Using Complexity in Nature to Understand the Safe Network

Complexity is vital to the organizational patterns shown in decentralized systems. As a recurring theme when discussing the Safe network, the relationship to natural phenomenon can help less technical individuals better understand how the system works. From the most basic of structures to the systems which encompass planets and galaxies, there are nearly infinite examples of nature organizing itself. The Safe network is a global system built with these phenomenon in mind in order to achieve self-regulation, self-rehabilitation and self-organization without a central party.

David Irvine commonly references ant colonies which show extremely complex behavior rooted in the cooperation and communication between individual ants — similar patterns also develop in other social insects. It is worth noting that the very basic sets of rules which individual ants follow helps with focus and conserving resources while the division of labor they exhibit allows those basic rule sets to be diverse when accounting for the entire colony working together.

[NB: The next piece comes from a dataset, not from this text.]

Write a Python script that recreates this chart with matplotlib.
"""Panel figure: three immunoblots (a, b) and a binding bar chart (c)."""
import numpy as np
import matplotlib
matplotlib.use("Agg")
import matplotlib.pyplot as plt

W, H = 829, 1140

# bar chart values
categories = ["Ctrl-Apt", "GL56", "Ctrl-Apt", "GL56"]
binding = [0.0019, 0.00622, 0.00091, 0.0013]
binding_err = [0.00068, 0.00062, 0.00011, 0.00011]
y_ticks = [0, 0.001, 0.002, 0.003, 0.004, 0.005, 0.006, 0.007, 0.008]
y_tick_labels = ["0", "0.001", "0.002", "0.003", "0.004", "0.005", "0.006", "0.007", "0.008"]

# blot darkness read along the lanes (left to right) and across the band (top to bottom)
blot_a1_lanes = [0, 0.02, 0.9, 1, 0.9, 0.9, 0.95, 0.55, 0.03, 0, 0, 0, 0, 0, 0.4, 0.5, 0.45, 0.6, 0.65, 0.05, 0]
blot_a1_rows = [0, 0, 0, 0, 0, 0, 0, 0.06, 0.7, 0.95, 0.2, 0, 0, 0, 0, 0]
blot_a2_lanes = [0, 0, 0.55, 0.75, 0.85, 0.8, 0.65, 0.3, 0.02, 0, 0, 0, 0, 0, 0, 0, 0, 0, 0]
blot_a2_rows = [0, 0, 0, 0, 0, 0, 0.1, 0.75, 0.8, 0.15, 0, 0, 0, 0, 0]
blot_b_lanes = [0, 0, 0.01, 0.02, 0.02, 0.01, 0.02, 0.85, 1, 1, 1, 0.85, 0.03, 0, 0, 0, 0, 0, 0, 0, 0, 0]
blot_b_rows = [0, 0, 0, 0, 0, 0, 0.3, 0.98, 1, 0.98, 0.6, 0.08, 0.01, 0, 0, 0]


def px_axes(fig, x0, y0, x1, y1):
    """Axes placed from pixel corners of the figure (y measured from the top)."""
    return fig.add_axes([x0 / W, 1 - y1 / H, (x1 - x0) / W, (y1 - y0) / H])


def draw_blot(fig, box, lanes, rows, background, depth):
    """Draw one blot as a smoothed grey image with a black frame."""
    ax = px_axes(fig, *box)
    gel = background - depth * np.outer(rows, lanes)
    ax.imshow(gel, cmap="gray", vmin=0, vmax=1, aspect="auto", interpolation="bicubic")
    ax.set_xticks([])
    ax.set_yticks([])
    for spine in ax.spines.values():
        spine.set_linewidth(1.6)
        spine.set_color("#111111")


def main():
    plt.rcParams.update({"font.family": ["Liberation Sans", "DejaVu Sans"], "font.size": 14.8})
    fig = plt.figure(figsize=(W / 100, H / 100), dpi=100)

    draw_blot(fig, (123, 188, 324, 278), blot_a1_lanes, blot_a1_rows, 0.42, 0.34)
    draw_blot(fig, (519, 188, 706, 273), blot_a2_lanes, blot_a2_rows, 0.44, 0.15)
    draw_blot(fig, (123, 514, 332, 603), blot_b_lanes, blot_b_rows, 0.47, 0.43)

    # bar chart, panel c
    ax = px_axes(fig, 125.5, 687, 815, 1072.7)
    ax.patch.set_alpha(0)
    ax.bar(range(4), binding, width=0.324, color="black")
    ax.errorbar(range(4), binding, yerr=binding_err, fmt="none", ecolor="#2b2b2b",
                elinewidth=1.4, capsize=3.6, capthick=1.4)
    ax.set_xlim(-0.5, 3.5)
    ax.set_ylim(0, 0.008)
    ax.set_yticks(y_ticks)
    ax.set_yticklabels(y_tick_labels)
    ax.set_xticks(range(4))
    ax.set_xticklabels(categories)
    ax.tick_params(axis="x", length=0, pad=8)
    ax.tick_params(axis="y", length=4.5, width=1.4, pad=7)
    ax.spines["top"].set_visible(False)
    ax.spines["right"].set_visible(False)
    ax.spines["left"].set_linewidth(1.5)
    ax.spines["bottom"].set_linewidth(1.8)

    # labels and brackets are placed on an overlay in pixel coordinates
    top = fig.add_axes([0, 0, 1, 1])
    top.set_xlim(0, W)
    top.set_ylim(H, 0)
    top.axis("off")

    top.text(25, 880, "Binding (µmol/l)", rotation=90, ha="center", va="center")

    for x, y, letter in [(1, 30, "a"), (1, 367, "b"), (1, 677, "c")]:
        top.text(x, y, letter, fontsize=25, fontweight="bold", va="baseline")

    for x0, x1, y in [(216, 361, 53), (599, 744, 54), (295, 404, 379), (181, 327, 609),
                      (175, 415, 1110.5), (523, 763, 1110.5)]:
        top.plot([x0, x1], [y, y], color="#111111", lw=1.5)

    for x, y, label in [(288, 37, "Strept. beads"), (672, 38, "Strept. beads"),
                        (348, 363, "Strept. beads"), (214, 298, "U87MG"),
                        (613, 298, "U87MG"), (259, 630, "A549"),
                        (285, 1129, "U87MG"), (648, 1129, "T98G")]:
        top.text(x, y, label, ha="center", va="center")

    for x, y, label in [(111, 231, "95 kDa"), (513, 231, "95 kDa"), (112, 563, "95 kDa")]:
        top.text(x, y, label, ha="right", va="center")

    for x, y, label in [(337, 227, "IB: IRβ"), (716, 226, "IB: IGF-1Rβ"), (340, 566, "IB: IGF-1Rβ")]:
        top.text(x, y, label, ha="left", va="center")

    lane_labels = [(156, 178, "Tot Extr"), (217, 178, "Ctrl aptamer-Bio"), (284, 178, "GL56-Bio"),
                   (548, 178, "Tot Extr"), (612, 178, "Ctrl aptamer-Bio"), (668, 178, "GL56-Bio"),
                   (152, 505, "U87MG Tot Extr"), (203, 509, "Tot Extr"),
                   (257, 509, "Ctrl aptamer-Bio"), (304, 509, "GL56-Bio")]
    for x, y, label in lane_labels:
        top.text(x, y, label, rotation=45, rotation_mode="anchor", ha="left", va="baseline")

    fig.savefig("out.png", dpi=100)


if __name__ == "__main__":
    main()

While both types play important roles in the colony, there is no need for soldier ants to know the tasks of forager ants (and vice versa) thus a division of knowledge minimizes the amount of brain processing which in turn reduces energy usage.

Similarly in the Safe network, vaults created by individuals are assigned by the network to a specific persona which will enable it to follow only a specific set of rules. These personas and the correlating rule sets are for managing parts of other vaults in the network. Though there are several aspects to manage for each vault, those managing personas will always be distributed across many vaults and will never be concentrated in one. Like with ants, basic rules within a division of knowledge/labor mechanism can conserve resources for the individual vaults while enabling a wider variety of functionality to the network as a whole. Additionally, ranking mechanisms based on vault health and resourcefulness to the network determine which vaults are assigned which managing personas.

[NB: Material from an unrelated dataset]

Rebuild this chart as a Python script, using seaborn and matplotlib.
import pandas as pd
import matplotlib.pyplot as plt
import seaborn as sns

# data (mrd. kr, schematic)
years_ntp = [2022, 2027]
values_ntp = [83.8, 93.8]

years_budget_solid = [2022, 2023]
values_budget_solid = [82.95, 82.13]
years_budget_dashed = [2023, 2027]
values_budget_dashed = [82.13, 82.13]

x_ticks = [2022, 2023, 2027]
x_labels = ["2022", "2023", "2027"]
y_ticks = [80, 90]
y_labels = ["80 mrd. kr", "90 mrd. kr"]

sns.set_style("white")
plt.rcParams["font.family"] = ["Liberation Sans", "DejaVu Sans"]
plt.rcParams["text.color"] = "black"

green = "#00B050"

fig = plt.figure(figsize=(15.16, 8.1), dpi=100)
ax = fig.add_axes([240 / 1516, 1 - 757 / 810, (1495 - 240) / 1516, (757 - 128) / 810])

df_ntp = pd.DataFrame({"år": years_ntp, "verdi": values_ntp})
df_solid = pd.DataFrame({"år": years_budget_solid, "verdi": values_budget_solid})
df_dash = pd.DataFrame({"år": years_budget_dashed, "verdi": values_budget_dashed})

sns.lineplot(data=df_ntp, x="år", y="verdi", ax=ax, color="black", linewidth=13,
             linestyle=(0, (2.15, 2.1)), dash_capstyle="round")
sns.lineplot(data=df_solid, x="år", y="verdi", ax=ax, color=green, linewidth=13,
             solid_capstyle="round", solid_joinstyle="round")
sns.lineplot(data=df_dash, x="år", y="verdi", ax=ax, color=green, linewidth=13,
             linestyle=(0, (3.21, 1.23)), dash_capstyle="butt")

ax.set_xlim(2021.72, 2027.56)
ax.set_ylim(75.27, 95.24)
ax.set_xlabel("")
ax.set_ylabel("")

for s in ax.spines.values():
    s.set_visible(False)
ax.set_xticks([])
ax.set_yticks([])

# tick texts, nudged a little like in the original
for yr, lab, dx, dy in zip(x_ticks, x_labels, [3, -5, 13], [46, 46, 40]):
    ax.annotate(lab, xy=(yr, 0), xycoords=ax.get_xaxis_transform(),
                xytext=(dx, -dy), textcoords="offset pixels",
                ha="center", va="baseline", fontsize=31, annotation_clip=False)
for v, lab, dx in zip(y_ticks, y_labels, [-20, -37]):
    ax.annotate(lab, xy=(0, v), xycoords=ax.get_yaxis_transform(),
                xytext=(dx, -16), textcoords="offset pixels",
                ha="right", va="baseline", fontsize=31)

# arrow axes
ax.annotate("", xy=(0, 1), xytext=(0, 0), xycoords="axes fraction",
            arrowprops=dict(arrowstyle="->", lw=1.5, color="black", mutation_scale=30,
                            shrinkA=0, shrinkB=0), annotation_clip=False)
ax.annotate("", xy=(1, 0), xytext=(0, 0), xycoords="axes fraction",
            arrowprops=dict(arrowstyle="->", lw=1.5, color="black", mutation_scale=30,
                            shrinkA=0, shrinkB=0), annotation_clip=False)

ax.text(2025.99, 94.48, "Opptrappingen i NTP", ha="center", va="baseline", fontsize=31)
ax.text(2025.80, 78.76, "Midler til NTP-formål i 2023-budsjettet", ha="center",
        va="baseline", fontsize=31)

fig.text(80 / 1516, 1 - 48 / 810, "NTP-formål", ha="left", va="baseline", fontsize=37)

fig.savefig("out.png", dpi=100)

At a similar scale to ants, the creation of swarming patterns in birds and fish depict another great emergent behavior that only arises through interactions with many components. Natural, emergent, decentralized systems are evidence that cooperation is evolutionarily beneficial to achieve a higher level of organization and general progression. Systems of interacting organisms create incentive to cooperate and to fend off both external offenders and internal threats.

Decentralized order can also be found in the interactions of non-living objects. An example at a much smaller scale is in snowflakes and coral reefs which create fractal patterns from the shapes and movement patterns of independent water crystals and ocean minerals respectively. At a much larger scale, weather patterns form due to relative air pressure between points on the globe and because of these patterns we are able to predict future behavior. The complexity shown in weather is a great illustration of the balancing effect between order and chaos at a global level and is a great comparison for how the Safe network can manage storing chunks of distributed, encrypted data. Like all forms of complexity, the Safe network will be constantly morphing and optimizing in its never ending quest for equilibrium.